When it comes to writing your resume, there’s a lot of old and outdated advice out there. But not all the “old” ways are necessarily irrelevant and not all of the shiny new resume trends are worth following blindly.

Let’s take a walk through the different stages of preparing your resume and compare what traditional and modern techniques you can apply… or avoid!

Resume Format

Old School: Microsoft Word document or PDF resume

New School: People are getting creative with video resumes,  infographic resumes, web-based resumes, etc.

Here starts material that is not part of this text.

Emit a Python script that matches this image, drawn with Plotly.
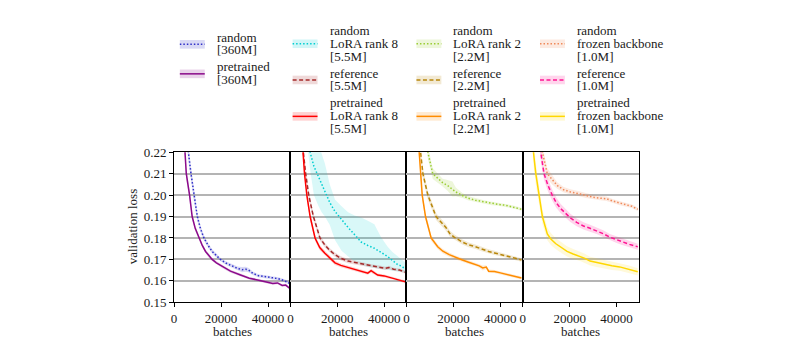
import plotly.graph_objects as go

# ---------------- data ----------------
# panel 1 : full model, 360M parameters
rand360_x = [4000, 6100, 7200, 8400, 9900, 11200, 12700, 14500, 16200, 18000, 19700, 22000, 24600, 27000, 28900,
             30500, 31700, 33500, 35900, 38000, 40100, 42500, 44400, 47000, 49400]
rand360_y = [0.25, 0.22, 0.21, 0.20, 0.19, 0.1845, 0.18, 0.1765, 0.1737, 0.1718, 0.170, 0.1683, 0.1669, 0.1658, 0.1652,
             0.1654, 0.1650, 0.1635, 0.1624, 0.1620, 0.1617, 0.1612, 0.1610, 0.1600, 0.1587]
rand360_s = [0.006, 0.004, 0.003, 0.0025, 0.002, 0.0015, 0.0012, 0.001, 0.001, 0.0009, 0.0008, 0.0008, 0.0008, 0.0009, 0.0012,
             0.0012, 0.001, 0.0008, 0.0007, 0.0007, 0.0007, 0.0007, 0.0007, 0.0007, 0.0007]

pre360_x = [2500, 4500, 5200, 6600, 7700, 9000, 10600, 12000, 13400, 14800, 16200, 18000, 20400, 24000, 28000, 32000,
            36000, 40000, 42000, 44000, 46000, 47500, 49400]
pre360_y = [0.26, 0.22, 0.21, 0.20, 0.19, 0.1845, 0.18, 0.1765, 0.1737, 0.1716, 0.170, 0.1684, 0.1667, 0.1645, 0.1628,
            0.1612, 0.1603, 0.1594, 0.1588, 0.1590, 0.1578, 0.1580, 0.1563]
pre360_s = [0.006, 0.004, 0.003, 0.002, 0.0015, 0.0012, 0.001, 0.0009, 0.0008, 0.0008, 0.0008, 0.0007, 0.0007, 0.0007,
            0.0007, 0.0006, 0.0006, 0.0006, 0.0006, 0.0006, 0.0006, 0.0006, 0.0006]

# panel 2 : LoRA rank 8, 5.5M parameters
randr8_x = [7000, 8400, 10000, 11900, 13300, 14700, 16800, 19000, 21800, 24600, 27400, 30200, 33000, 35800, 38600,
            41400, 43500, 45600, 47500, 49100]
randr8_y = [0.235, 0.22, 0.2135, 0.2088, 0.205, 0.2013, 0.1965, 0.1924, 0.1885, 0.1849, 0.1815, 0.1781, 0.1765, 0.1752,
            0.1733, 0.1714, 0.1695, 0.1677, 0.1668, 0.1654]
randr8_hi = [0.25, 0.24, 0.23, 0.224, 0.2195, 0.2148, 0.205, 0.198, 0.1948, 0.192, 0.1905, 0.1895, 0.188, 0.1864,
             0.1805, 0.176, 0.1735, 0.1715, 0.1698, 0.1684]
randr8_lo = [0.225, 0.212, 0.200, 0.195, 0.192, 0.190, 0.186, 0.179, 0.174, 0.1714, 0.169, 0.1675, 0.1665, 0.166,
             0.1655, 0.165, 0.1646, 0.1642, 0.164, 0.1638]

refr8_x = [4000, 5500, 6500, 7800, 9800, 11000, 12600, 14700, 16800, 19000, 21500, 24600, 28000, 31600, 35000, 38600,
           40500, 42000, 44000, 46500, 49100]
refr8_y = [0.25, 0.22, 0.21, 0.20, 0.19, 0.1855, 0.18, 0.1767, 0.1742, 0.1722, 0.1705, 0.1692, 0.1684, 0.1677, 0.1668,
           0.1662, 0.1658, 0.1662, 0.1654, 0.1650, 0.1640]
refr8_s = [0.005, 0.003, 0.0025, 0.002, 0.0015, 0.0013, 0.0012, 0.0011, 0.001, 0.001, 0.001, 0.001, 0.0009, 0.0009,
           0.0008, 0.0008, 0.0008, 0.0008, 0.0007, 0.0007, 0.0007]

prer8_x = [3500, 5200, 6000, 7000, 8400, 10500, 12500, 14700, 17000, 19000, 21500, 24600, 28000, 31600, 33000, 34400,
           35500, 37200, 40000, 42000, 44200, 46500, 49100]
prer8_y = [0.25, 0.22, 0.21, 0.20, 0.19, 0.18, 0.1755, 0.1729, 0.1705, 0.1684, 0.1672, 0.1662, 0.1650, 0.1640, 0.1636,
           0.1647, 0.1638, 0.1627, 0.1623, 0.1617, 0.1613, 0.1606, 0.1595]
prer8_s = [0.005, 0.003, 0.0025, 0.002, 0.0016, 0.0013, 0.0012, 0.0011, 0.001, 0.001, 0.0009, 0.0009, 0.0008, 0.0008,
           0.0008, 0.0009, 0.0008, 0.0007, 0.0007, 0.0007, 0.0007, 0.0007, 0.0007]

# panel 3 : LoRA rank 2, 2.2M parameters
randr2_x = [7500, 9100, 11200, 13300, 15400, 17500, 19600, 21000, 23800, 26500, 29400, 33000, 36400, 39000, 42000,
            45500, 49000]
randr2_y = [0.235, 0.22, 0.21, 0.2078, 0.2058, 0.2045, 0.2028, 0.2015, 0.1998, 0.1985, 0.1976, 0.1968, 0.1961, 0.1957,
            0.1953, 0.1945, 0.1934]
randr2_s = [0.004, 0.003, 0.0025, 0.002, 0.0018, 0.0025, 0.0035, 0.002, 0.0012, 0.001, 0.0009, 0.0008, 0.0008, 0.0007,
            0.0007, 0.0007, 0.0007]

refr2_x = [4500, 6000, 7000, 9100, 12600, 14500, 16800, 18500, 20300, 23800, 26500, 29400, 32000, 35000, 37500, 40600,
           44000, 46500, 49000]
refr2_y = [0.25, 0.22, 0.21, 0.20, 0.19, 0.1875, 0.1849, 0.1820, 0.1804, 0.1781, 0.1768, 0.1759, 0.1748, 0.1737, 0.1730,
           0.1722, 0.1714, 0.1705, 0.1697]
refr2_s = [0.005, 0.003, 0.0025, 0.002, 0.0016, 0.0016, 0.0015, 0.0014, 0.0013, 0.0012, 0.0011, 0.001, 0.001, 0.001,
           0.001, 0.0009, 0.0009, 0.0008, 0.0008]

prer2_x = [3500, 5300, 6000, 6700, 8100, 10500, 13300, 15500, 18200, 21000, 23800, 26500, 29400, 31000, 32500, 34000,
           35000, 37500, 40000, 43400, 46000, 49000]
prer2_y = [0.25, 0.22, 0.21, 0.20, 0.19, 0.18, 0.1759, 0.1738, 0.1722, 0.1708, 0.1697, 0.1687, 0.1677, 0.1670, 0.1660,
           0.1664, 0.1645, 0.1643, 0.1637, 0.1628, 0.1622, 0.1613]
prer2_s = [0.005, 0.003, 0.0025, 0.002, 0.0016, 0.0013, 0.0011, 0.001, 0.001, 0.0009, 0.0009, 0.0008, 0.0008, 0.0009,
           0.0012, 0.0009, 0.0008, 0.0007, 0.0007, 0.0007, 0.0007, 0.0007]

# panel 4 : frozen backbone, 1.0M parameters
randfz_x = [6000, 8400, 10500, 12600, 14700, 17500, 20300, 24500, 27000, 30100, 33000, 35700, 38500, 41300, 44000,
            46500, 49000]
randfz_y = [0.24, 0.22, 0.21, 0.2070, 0.2045, 0.2025, 0.2015, 0.2005, 0.1998, 0.1990, 0.1986, 0.1983, 0.1972, 0.1962,
            0.1955, 0.1948, 0.1934]
randfz_s = [0.004, 0.003, 0.0025, 0.002, 0.0015, 0.0013, 0.0012, 0.0012, 0.0011, 0.001, 0.001, 0.001, 0.0009, 0.0009,
            0.0009, 0.0008, 0.0008]

reffz_x = [6000, 7700, 9100, 10800, 12600, 14300, 16100, 18200, 20300, 23000, 25900, 28700, 31500, 34300, 37100, 40000,
           42700, 45500, 49000]
reffz_y = [0.24, 0.22, 0.21, 0.2045, 0.20, 0.1965, 0.1938, 0.1915, 0.1894, 0.1873, 0.1856, 0.1845, 0.1834, 0.1820,
           0.1804, 0.1792, 0.1781, 0.1770, 0.1759]
reffz_s = [0.005, 0.004, 0.003, 0.0028, 0.0026, 0.0024, 0.0022, 0.002, 0.0019, 0.0018, 0.0017, 0.0017, 0.0016, 0.0016,
           0.0015, 0.0015, 0.0015, 0.0014, 0.0014]

prefz_x = [3000, 4600, 5600, 7000, 8400, 10500, 12000, 14000, 16500, 18900, 21500, 24500, 26500, 28700, 31500, 34300,
           38000, 41300, 45000, 49000]
prefz_y = [0.26, 0.22, 0.21, 0.20, 0.19, 0.1819, 0.1795, 0.1774, 0.1755, 0.1737, 0.1725, 0.1714, 0.1705, 0.1692, 0.1685,
           0.1677, 0.1670, 0.1665, 0.1655, 0.1642]
prefz_s = [0.008, 0.006, 0.005, 0.004, 0.0035, 0.003, 0.0028, 0.0026, 0.0025, 0.0024, 0.0023, 0.0022, 0.0021, 0.002,
           0.002, 0.002, 0.0019, 0.0018, 0.0018, 0.0017]

x_ticks = [0, 20000, 40000]
y_ticks = [0.15, 0.16, 0.17, 0.18, 0.19, 0.20, 0.21, 0.22]

legend_labels = [
    ["random", "[360M]"], ["pretrained", "[360M]"],
    ["random", "LoRA rank 8", "[5.5M]"], ["reference", "[5.5M]"], ["pretrained", "LoRA rank 8", "[5.5M]"],
    ["random", "LoRA rank 2", "[2.2M]"], ["reference", "[2.2M]"], ["pretrained", "LoRA rank 2", "[2.2M]"],
    ["random", "frozen backbone", "[1.0M]"], ["reference", "[1.0M]"], ["pretrained", "frozen backbone", "[1.0M]"],
]

# ---------------- styles ----------------
DOT = "1.5px,2px"
DASH = "4px,2.5px"
SOLID = "solid"


def rgba(hexcol, a):
    h = hexcol.lstrip("#")
    return "rgba(%d,%d,%d,%.3f)" % (int(h[0:2], 16), int(h[2:4], 16), int(h[4:6], 16), a)


series = [
    # (panel, x, y, lo, hi, color, dash)
    (1, rand360_x, rand360_y, None, rand360_s, "#2f2fc8", DOT),
    (1, pre360_x, pre360_y, None, pre360_s, "#8b0a8b", SOLID),
    (2, randr8_x, randr8_y, randr8_lo, randr8_hi, "#00ced1", DOT),
    (2, refr8_x, refr8_y, None, refr8_s, "#a52a2a", DASH),
    (2, prer8_x, prer8_y, None, prer8_s, "#ff0000", SOLID),
    (3, randr2_x, randr2_y, None, randr2_s, "#9acd32", DOT),
    (3, refr2_x, refr2_y, None, refr2_s, "#b8860b", DASH),
    (3, prer2_x, prer2_y, None, prer2_s, "#ff8c00", SOLID),
    (4, randfz_x, randfz_y, None, randfz_s, "#f08a5a", DOT),
    (4, reffz_x, reffz_y, None, reffz_s, "#ff1493", DASH),
    (4, prefz_x, prefz_y, None, prefz_s, "#ffd700", SOLID),
]
band_alpha = {"#00ced1": 0.15, "#ffd700": 0.15}

W, H = 805, 354
FONT = "Liberation Serif"
TXT = "#1a1a1a"

fig = go.Figure()

# bands first
for panel, xs, ys, lo, hi, col, dash in series:
    if lo is None:
        upper = [y + s for y, s in zip(ys, hi)]
        lower = [y - s for y, s in zip(ys, hi)]
    else:
        upper, lower = hi, lo
    ax = "" if panel == 1 else str(panel)
    fig.add_trace(go.Scatter(
        x=list(xs) + list(xs)[::-1], y=upper + lower[::-1],
        fill="toself", fillcolor=rgba(col, band_alpha.get(col, 0.18)),
        line=dict(width=0), mode="lines", hoverinfo="skip", showlegend=False,
        xaxis="x" + ax, yaxis="y" + ax))

for panel, xs, ys, lo, hi, col, dash in series:
    ax = "" if panel == 1 else str(panel)
    fig.add_trace(go.Scatter(
        x=xs, y=ys, mode="lines", line=dict(color=col, width=1.5, dash=dash),
        showlegend=False, xaxis="x" + ax, yaxis="y" + ax))

# ---------------- axes ----------------
xdoms = [[171.7 / W, 288.5 / W], [288.5 / W, 405.0 / W], [405.0 / W, 521.6 / W], [521.6 / W, 638.3 / W]]
ydom = [(H - 308.3) / H, (H - 151.7) / H]

layout = dict(
    width=W, height=H, margin=dict(l=0, r=0, t=0, b=0),
    paper_bgcolor="white", plot_bgcolor="white",
    font=dict(family=FONT, size=13, color=TXT),
    showlegend=False,
)
for i in range(4):
    k = "" if i == 0 else str(i + 1)
    layout["xaxis" + k] = dict(
        domain=xdoms[i], range=[0, 49500], anchor="y" + k,
        tickvals=x_ticks, ticktext=[str(v) for v in x_ticks],
        ticks="outside", ticklen=4, tickwidth=1, tickcolor="black",
        showline=True, linecolor="black", linewidth=1, mirror=True,
        showgrid=False, zeroline=False, tickfont=dict(size=13, family=FONT, color=TXT))
    layout["yaxis" + k] = dict(
        domain=ydom, range=[0.15, 0.22], anchor="x" + k,
        tickvals=y_ticks, ticktext=["%.2f" % v for v in y_ticks],
        ticks="outside" if i == 0 else "", ticklen=4, tickwidth=1, tickcolor="black",
        showticklabels=(i == 0),
        showline=True, linecolor="black", linewidth=1, mirror=True,
        showgrid=True, gridcolor="#b4b4b4", gridwidth=1.5, zeroline=False,
        tickfont=dict(size=13, family=FONT, color=TXT))
fig.update_layout(**layout)

annotations = []
shapes = []
# axis titles
for i in range(4):
    xc = (xdoms[i][0] + xdoms[i][1]) / 2
    annotations.append(dict(x=xc, y=1 - 339 / H, xref="paper", yref="paper", text="batches",
                            showarrow=False, xanchor="center", yanchor="middle",
                            font=dict(size=13, family=FONT, color=TXT)))
annotations.append(dict(x=129.5 / W, y=1 - 230 / H, xref="paper", yref="paper", text="validation loss",
                        textangle=-90, showarrow=False, xanchor="center", yanchor="middle",
                        font=dict(size=13, family=FONT, color=TXT)))

# ---------------- legend (drawn manually) ----------------
col_sym_x = [177.5, 290.7, 415.0, 539.0]
col_txt_x = [212.7, 326.0, 450.0, 574.0]
rows_c1 = [([31.7, 44.6], 39.0), ([62.3, 75.6], 69.8)]
rows_cn = [([25.0, 38.2, 51.6], 38.4), ([69.3, 82.3], 76.2), ([100.0, 113.3, 126.7], 114.2)]

entry = 0
for c in range(4):
    rows = rows_c1 if c == 0 else rows_cn
    for (lines_y, sym_y) in rows:
        _, _, _, _, _, col, dash = series[entry]
        labels = legend_labels[entry]
        x0 = col_sym_x[c] / W
        x1 = (col_sym_x[c] + 25) / W
        shapes.append(dict(type="rect", xref="paper", yref="paper", x0=x0, x1=x1,
                           y0=1 - (sym_y + 4.5) / H, y1=1 - (sym_y - 4.5) / H,
                           fillcolor=rgba(col, 0.18), line=dict(width=0), layer="above"))
        shapes.append(dict(type="line", xref="paper", yref="paper", x0=x0, x1=x1,
                           y0=1 - sym_y / H, y1=1 - sym_y / H,
                           line=dict(color=col, width=1.5, dash=dash), layer="above"))
        for ly, lab in zip(lines_y, labels):
            annotations.append(dict(x=col_txt_x[c] / W, y=1 - ly / H, xref="paper", yref="paper",
                                    text=lab, showarrow=False, xanchor="left", yanchor="middle",
                                    font=dict(size=13, family=FONT, color=TXT)))
        entry += 1

fig.update_layout(annotations=annotations, shapes=shapes)
fig.write_html("out.html")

Our Verdict: Our digital landscape means you can stand out in a number of different ways, but not always for the better. The problem with all these “new school” formats is that they’re often executed poorly, are unnecessary or can be confusing for the employer. If you’re applying for a creative job, then it makes sense to have a more creative approach. But for most roles, we suggest sticking with a traditional MS Word or PDF resume, supplemented by a well-crafted LinkedIn profile.

Resume Design

Old School: Formal, Times New Roman font

New School: Fancy fonts, graphs and graphics

Our Verdict: Your resume design should be a nice blend of traditional and modern. Don’t go overboard with the fonts, colours or images, but walls of Times New Roman text aren’t appealing either. Aim for readability. Keep your resume clean and simple with lots of white space so that your content is what really shines!

Resume Content

Old School: Lists of roles and responsibilities, personal details

New School: Achievements-based resume, do not include personal details

Our Verdict: When it comes to content, the new way is mostly the better way. Old school practices of having a headshot, age, sex and marital status details on your resume are definitely outdated. And gone are the days where your Work Experience section was just a laundry list of duties. Now, the focus is on including achievements and results in your resume. Try to quantify these achievements as much as possible. It’s still okay to include a Personal Interests section, however it should be short, relevant and not include anything detrimental to your application.

Sending Your Resume

Old School: Mail or in person

New School: Email or online applications

Our Verdict: Mailing or delivering your resume in person is impractical for the person receiving it, so digital wins the day here! But when emailing or applying online, remember to maintain a professional tone, use a professional email address, and customize your application to the job you’re applying for. That being said,  once you’ve sent in your application, prepare yourself for an old school phone follow up!